After a meandering debate performance in which Rick Perry dared to show an ounce of humanity, media outlets have been quick to proclaim that he's lost his chances of gaining the GOP nomination. That narrative was backed up by the polls released over the past week, which have shown Perry dropping from his front-runner status.
But just looking at the topline numbers doesn't tell the full story. As Nate Silver points out, Perry's fall in the polls hasn't been matched by increased support for Mitt Romney. Instead, Perry's early backers have switched their allegiance to the fringe conservative candidates who appear to have little shot at gaining the nomination, folks like Herman Cain and Newt Gingrich.

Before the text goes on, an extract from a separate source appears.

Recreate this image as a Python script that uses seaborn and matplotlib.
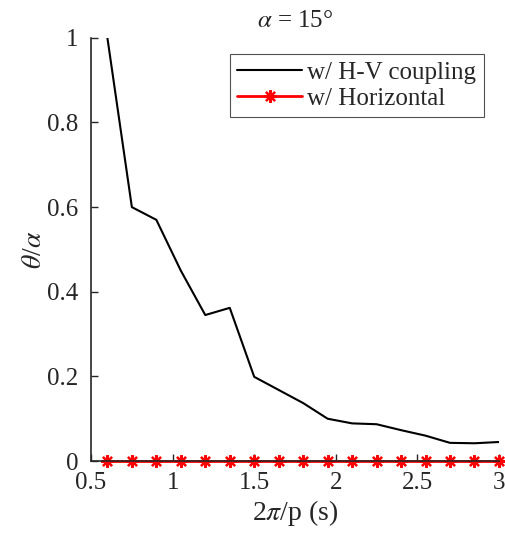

While the slumping numbers are bad for Perry at the moment, it doesn't mean all that much for the eventual nomination. He need only maintain his status as the right-wing challenger to Romney, and hope the far right of the party will turn out in greater numbers than moderate Republicans. As long as Perry stays atop the Tea Party side of the field, he will survive the first few contests and pick up the others' supporters. As the nation's longest-serving governor with deep ties to Republican donors that shouldn't be too challenging, especially when he's up against Michele (Cuban Missile Crisis) Bachmann, Herman (Won't Hire a Muslim) Cain, and Rick (Don't Google Him) Santorum.
Once it gets down to the point of just Romney versus Perry, we'll finally know whether moderates have any say in the GOP, or if it is truly a party that has been hijacked by extremists.